▶ **What is required**:
Everything from the first line down to the line containing "(cerebro.west) -| (venosa.north);" is to be retyped exactly, both ends included, with pictures left out.

▶ **Raw data**:
▽

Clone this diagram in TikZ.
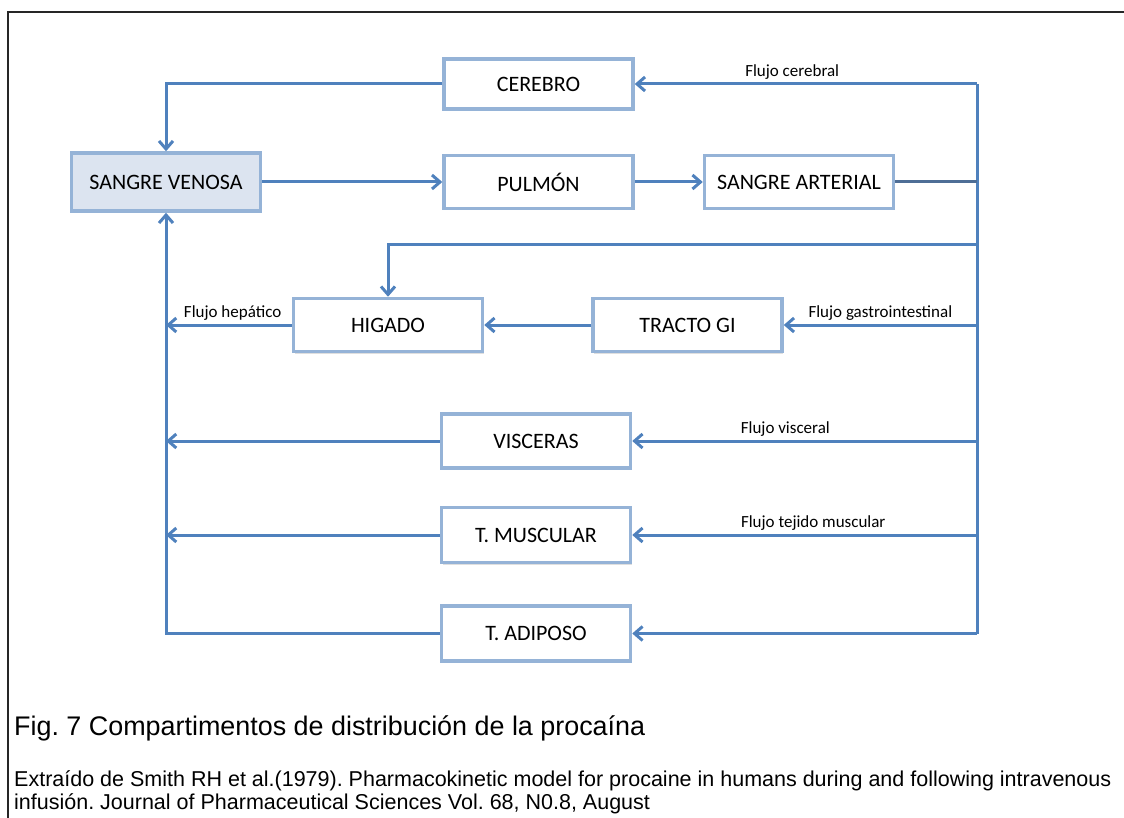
\documentclass[tikz,border=0pt]{standalone}
\usepackage{fontspec}
\usepackage{tikz}
\usetikzlibrary{arrows.meta,positioning,shadows}
\newfontfamily\boxfont{Carlito}
\newfontfamily\capfont{Liberation Sans}
\definecolor{flowblue}{HTML}{4F81BD}
\definecolor{boxblue}{HTML}{95B3D7}
\definecolor{venfill}{HTML}{DCE4F0}
\definecolor{artline}{HTML}{4E6E96}
\frenchspacing

\begin{document}
\begin{tikzpicture}[
      x=1pt, y=-1pt,
      block/.style={draw=boxblue, line width=3.5pt, fill=white, align=center,
        minimum width=189pt, minimum height=53pt, inner sep=0pt,
        font=\boxfont\fontsize{22}{26}\selectfont,
        drop shadow={shadow xshift=1pt, shadow yshift=-2pt, opacity=.25, fill=gray}},
      flow/.style={draw=flowblue, line width=3pt},
      lbl/.style={font=\boxfont\fontsize{17}{20}\selectfont, inner sep=2pt},
      >={Straight Barb[length=8pt, width=14pt]}
    ]
    \useasboundingbox (0,0) rectangle (1124,818);
    % Frame
    \draw[black!85, line width=1.5pt] (8,818) -- (8,12) -- (1124,12);

    % Nodes
    \node[block, fill=venfill, minimum height=58pt] (venosa) at (166,182) {SANGRE VENOSA};
    \node[block, right=180pt of venosa] (pulmon) {PULMÓN};
    \node[block, right=68pt of pulmon] (arterial) {SANGRE ARTERIAL};
    \node[block, above=43pt of pulmon, minimum height=50pt] (cerebro) {CEREBRO};
    \node[block] (higado) at (388,325) {HIGADO};
    \node[block, right=107pt of higado] (tracto) {TRACTO GI};
    \node[block, minimum height=54pt] (visceras) at (536,441) {VISCERAS};
    \node[block, minimum height=55pt, below=36pt of visceras] (muscular) {T. MUSCULAR};
    \node[block, minimum height=55pt, below=40pt of muscular] (adiposo) {T. ADIPOSO};

    % Arterial bus on the right
    \coordinate (busx) at (977,0);
    \coordinate (hepbranch) at (977,245);
    \draw[flow] (cerebro -| busx) -- (adiposo -| busx);
    \draw[draw=artline, line width=3pt] (arterial) -- (arterial -| busx);

    % Main circuit
    \draw[flow,->] (venosa) -- (pulmon);
    \draw[flow,->] (pulmon) -- (arterial);
    \draw[flow,->] (cerebro -| busx) -- node[lbl, pos=0.54, above=1pt]{Flujo cerebral} (cerebro);
    \draw[flow,->] (cerebro.west) -| (venosa.north);

    % Liver and GI tract
    \draw[flow,->] (hepbranch) -| (higado.north);
    \draw[flow,->] (tracto -| busx) -- node[lbl, pos=0.5, above=1pt]{Flujo gastrointestinal} (tracto);
    \draw[flow,->] (tracto) -- (higado);
    \draw[flow,->] (higado) -- node[lbl, pos=0.47, above=1pt]{Flujo hepático} (higado -| venosa);

    % Tissues
    \draw[flow,->] (visceras -| busx) -- node[lbl, pos=0.556, above=1pt]{Flujo visceral} (visceras);
    \draw[flow,->] (visceras) -- (visceras -| venosa);
    \draw[flow,->] (muscular -| busx) -- node[lbl, pos=0.475, above=1pt]{Flujo tejido muscular} (muscular);
    \draw[flow,->] (muscular) -- (muscular -| venosa);
    \draw[flow,->] (adiposo -| busx) -- (adiposo);
    \draw[flow,->] (adiposo.west) -| (venosa.south);

    % Caption
    \node[anchor=base west, inner sep=0pt, font=\capfont\fontsize{26.9}{30}\selectfont] (caption) at (14,735)
      {Fig. 7 Compartimentos de distribución de la procaína};
    \node[anchor=base west, inner sep=0pt, font=\capfont\fontsize{21.5}{23}\selectfont] (source) at (14,786)
      {Extraído de Smith RH et al.(1979). Pharmacokinetic model for procaine in humans during and following intravenous};
    \node[anchor=base west, inner sep=0pt, font=\capfont\fontsize{21.5}{23}\selectfont] (sourcetwo) at (14,809)
      {infusión. Journal of Pharmaceutical Sciences Vol. 68, N0.8, August};
  \end{tikzpicture}
\end{document}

△

▶ **Exercise solution**:
Clone this diagram in TikZ.
\documentclass[tikz,border=0pt]{standalone}
\usepackage{fontspec}
\usepackage{tikz}
\usetikzlibrary{arrows.meta,positioning,shadows}
\newfontfamily\boxfont{Carlito}
\newfontfamily\capfont{Liberation Sans}
\definecolor{flowblue}{HTML}{4F81BD}
\definecolor{boxblue}{HTML}{95B3D7}
\definecolor{venfill}{HTML}{DCE4F0}
\definecolor{artline}{HTML}{4E6E96}
\frenchspacing

\begin{document}
\begin{tikzpicture}[
      x=1pt, y=-1pt,
      block/.style={draw=boxblue, line width=3.5pt, fill=white, align=center,
        minimum width=189pt, minimum height=53pt, inner sep=0pt,
        font=\boxfont\fontsize{22}{26}\selectfont,
        drop shadow={shadow xshift=1pt, shadow yshift=-2pt, opacity=.25, fill=gray}},
      flow/.style={draw=flowblue, line width=3pt},
      lbl/.style={font=\boxfont\fontsize{17}{20}\selectfont, inner sep=2pt},
      >={Straight Barb[length=8pt, width=14pt]}
    ]
    \useasboundingbox (0,0) rectangle (1124,818);
    % Frame
    \draw[black!85, line width=1.5pt] (8,818) -- (8,12) -- (1124,12);

    % Nodes
    \node[block, fill=venfill, minimum height=58pt] (venosa) at (166,182) {SANGRE VENOSA};
    \node[block, right=180pt of venosa] (pulmon) {PULMÓN};
    \node[block, right=68pt of pulmon] (arterial) {SANGRE ARTERIAL};
    \node[block, above=43pt of pulmon, minimum height=50pt] (cerebro) {CEREBRO};
    \node[block] (higado) at (388,325) {HIGADO};
    \node[block, right=107pt of higado] (tracto) {TRACTO GI};
    \node[block, minimum height=54pt] (visceras) at (536,441) {VISCERAS};
    \node[block, minimum height=55pt, below=36pt of visceras] (muscular) {T. MUSCULAR};
    \node[block, minimum height=55pt, below=40pt of muscular] (adiposo) {T. ADIPOSO};

    % Arterial bus on the right
    \coordinate (busx) at (977,0);
    \coordinate (hepbranch) at (977,245);
    \draw[flow] (cerebro -| busx) -- (adiposo -| busx);
    \draw[draw=artline, line width=3pt] (arterial) -- (arterial -| busx);

    % Main circuit
    \draw[flow,->] (venosa) -- (pulmon);
    \draw[flow,->] (pulmon) -- (arterial);
    \draw[flow,->] (cerebro -| busx) -- node[lbl, pos=0.54, above=1pt]{Flujo cerebral} (cerebro);
    \draw[flow,->] (cerebro.west) -| (venosa.north);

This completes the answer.